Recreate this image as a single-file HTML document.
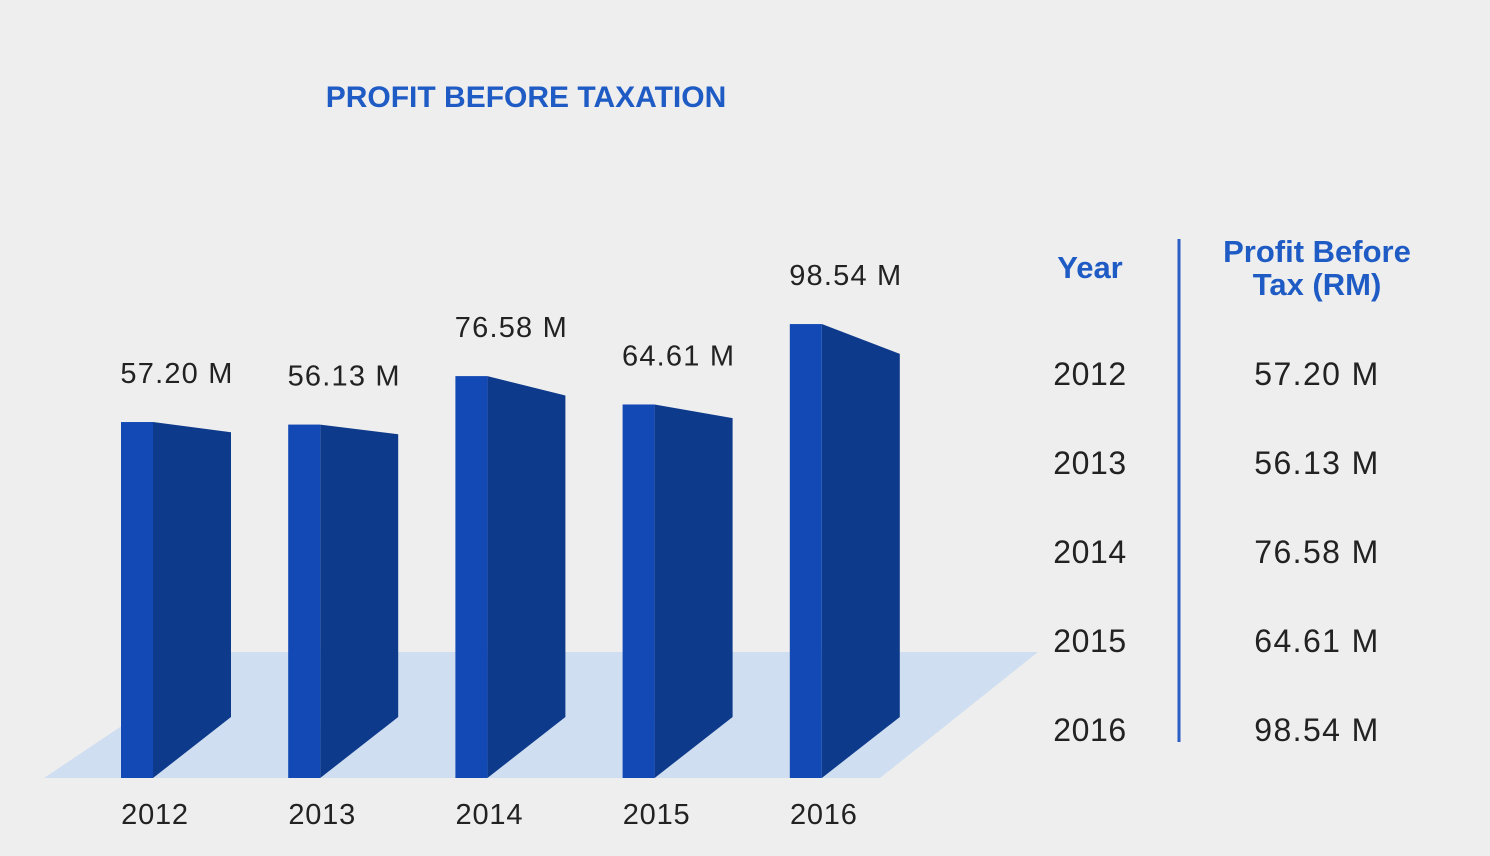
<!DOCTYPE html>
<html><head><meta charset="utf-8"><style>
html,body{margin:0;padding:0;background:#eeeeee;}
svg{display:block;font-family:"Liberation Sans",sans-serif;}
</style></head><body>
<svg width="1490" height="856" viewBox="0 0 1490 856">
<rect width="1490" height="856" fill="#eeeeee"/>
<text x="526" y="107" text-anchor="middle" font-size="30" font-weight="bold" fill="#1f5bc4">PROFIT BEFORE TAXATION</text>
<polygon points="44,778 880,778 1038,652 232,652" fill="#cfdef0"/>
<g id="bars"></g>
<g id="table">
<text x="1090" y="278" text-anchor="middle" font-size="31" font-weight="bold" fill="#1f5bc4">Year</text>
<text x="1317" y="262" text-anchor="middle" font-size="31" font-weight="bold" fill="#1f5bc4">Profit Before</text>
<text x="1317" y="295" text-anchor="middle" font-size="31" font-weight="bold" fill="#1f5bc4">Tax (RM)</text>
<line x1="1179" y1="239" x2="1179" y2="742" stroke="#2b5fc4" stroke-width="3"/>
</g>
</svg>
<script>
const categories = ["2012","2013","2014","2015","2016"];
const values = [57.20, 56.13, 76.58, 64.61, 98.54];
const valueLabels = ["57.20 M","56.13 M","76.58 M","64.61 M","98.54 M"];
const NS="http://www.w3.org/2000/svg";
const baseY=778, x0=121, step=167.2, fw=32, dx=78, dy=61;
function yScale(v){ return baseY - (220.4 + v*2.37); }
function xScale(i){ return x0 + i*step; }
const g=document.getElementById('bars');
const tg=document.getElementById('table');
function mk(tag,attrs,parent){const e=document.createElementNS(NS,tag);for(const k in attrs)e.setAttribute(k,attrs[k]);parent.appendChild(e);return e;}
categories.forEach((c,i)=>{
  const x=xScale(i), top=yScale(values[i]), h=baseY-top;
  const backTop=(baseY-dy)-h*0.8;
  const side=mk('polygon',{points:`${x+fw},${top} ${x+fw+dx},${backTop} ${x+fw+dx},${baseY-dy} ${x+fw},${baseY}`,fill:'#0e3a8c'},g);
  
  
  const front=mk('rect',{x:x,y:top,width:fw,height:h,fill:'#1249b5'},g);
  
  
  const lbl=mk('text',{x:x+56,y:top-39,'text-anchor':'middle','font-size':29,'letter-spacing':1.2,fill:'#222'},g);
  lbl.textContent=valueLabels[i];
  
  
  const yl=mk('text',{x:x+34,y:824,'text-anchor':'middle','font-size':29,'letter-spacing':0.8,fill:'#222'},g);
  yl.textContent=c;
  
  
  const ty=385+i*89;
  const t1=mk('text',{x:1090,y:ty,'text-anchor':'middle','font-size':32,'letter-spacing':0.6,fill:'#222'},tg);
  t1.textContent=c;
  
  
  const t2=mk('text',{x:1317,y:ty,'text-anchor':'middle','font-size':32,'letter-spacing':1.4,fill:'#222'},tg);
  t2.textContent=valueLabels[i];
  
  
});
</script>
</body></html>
┄┄┄┄┄┄┄┄┄┄
= Written request =
Copy the material above exactly and drop the pictures.

= Right answer =
Recreate this image as a single-file HTML document.
<!DOCTYPE html>
<html><head><meta charset="utf-8"><style>
html,body{margin:0;padding:0;background:#eeeeee;}
svg{display:block;font-family:"Liberation Sans",sans-serif;}
</style></head><body>
<svg width="1490" height="856" viewBox="0 0 1490 856">
<rect width="1490" height="856" fill="#eeeeee"/>
<text x="526" y="107" text-anchor="middle" font-size="30" font-weight="bold" fill="#1f5bc4">PROFIT BEFORE TAXATION</text>
<polygon points="44,778 880,778 1038,652 232,652" fill="#cfdef0"/>
<g id="bars"></g>
<g id="table">
<text x="1090" y="278" text-anchor="middle" font-size="31" font-weight="bold" fill="#1f5bc4">Year</text>
<text x="1317" y="262" text-anchor="middle" font-size="31" font-weight="bold" fill="#1f5bc4">Profit Before</text>
<text x="1317" y="295" text-anchor="middle" font-size="31" font-weight="bold" fill="#1f5bc4">Tax (RM)</text>
<line x1="1179" y1="239" x2="1179" y2="742" stroke="#2b5fc4" stroke-width="3"/>
</g>
</svg>
<script>
const categories = ["2012","2013","2014","2015","2016"];
const values = [57.20, 56.13, 76.58, 64.61, 98.54];
const valueLabels = ["57.20 M","56.13 M","76.58 M","64.61 M","98.54 M"];
const NS="http://www.w3.org/2000/svg";
const baseY=778, x0=121, step=167.2, fw=32, dx=78, dy=61;
function yScale(v){ return baseY - (220.4 + v*2.37); }
function xScale(i){ return x0 + i*step; }
const g=document.getElementById('bars');
const tg=document.getElementById('table');
function mk(tag,attrs,parent){const e=document.createElementNS(NS,tag);for(const k in attrs)e.setAttribute(k,attrs[k]);parent.appendChild(e);return e;}
categories.forEach((c,i)=>{
  const x=xScale(i), top=yScale(values[i]), h=baseY-top;
  const backTop=(baseY-dy)-h*0.8;
  const side=mk('polygon',{points:`${x+fw},${top} ${x+fw+dx},${backTop} ${x+fw+dx},${baseY-dy} ${x+fw},${baseY}`,fill:'#0e3a8c'},g);
  
  
  const front=mk('rect',{x:x,y:top,width:fw,height:h,fill:'#1249b5'},g);
  
  
  const lbl=mk('text',{x:x+56,y:top-39,'text-anchor':'middle','font-size':29,'letter-spacing':1.2,fill:'#222'},g);
  lbl.textContent=valueLabels[i];
  
  
  const yl=mk('text',{x:x+34,y:824,'text-anchor':'middle','font-size':29,'letter-spacing':0.8,fill:'#222'},g);
  yl.textContent=c;
  
  
  const ty=385+i*89;
  const t1=mk('text',{x:1090,y:ty,'text-anchor':'middle','font-size':32,'letter-spacing':0.6,fill:'#222'},tg);
  t1.textContent=c;
  
  
  const t2=mk('text',{x:1317,y:ty,'text-anchor':'middle','font-size':32,'letter-spacing':1.4,fill:'#222'},tg);
  t2.textContent=valueLabels[i];
  
  
});
</script>
</body></html>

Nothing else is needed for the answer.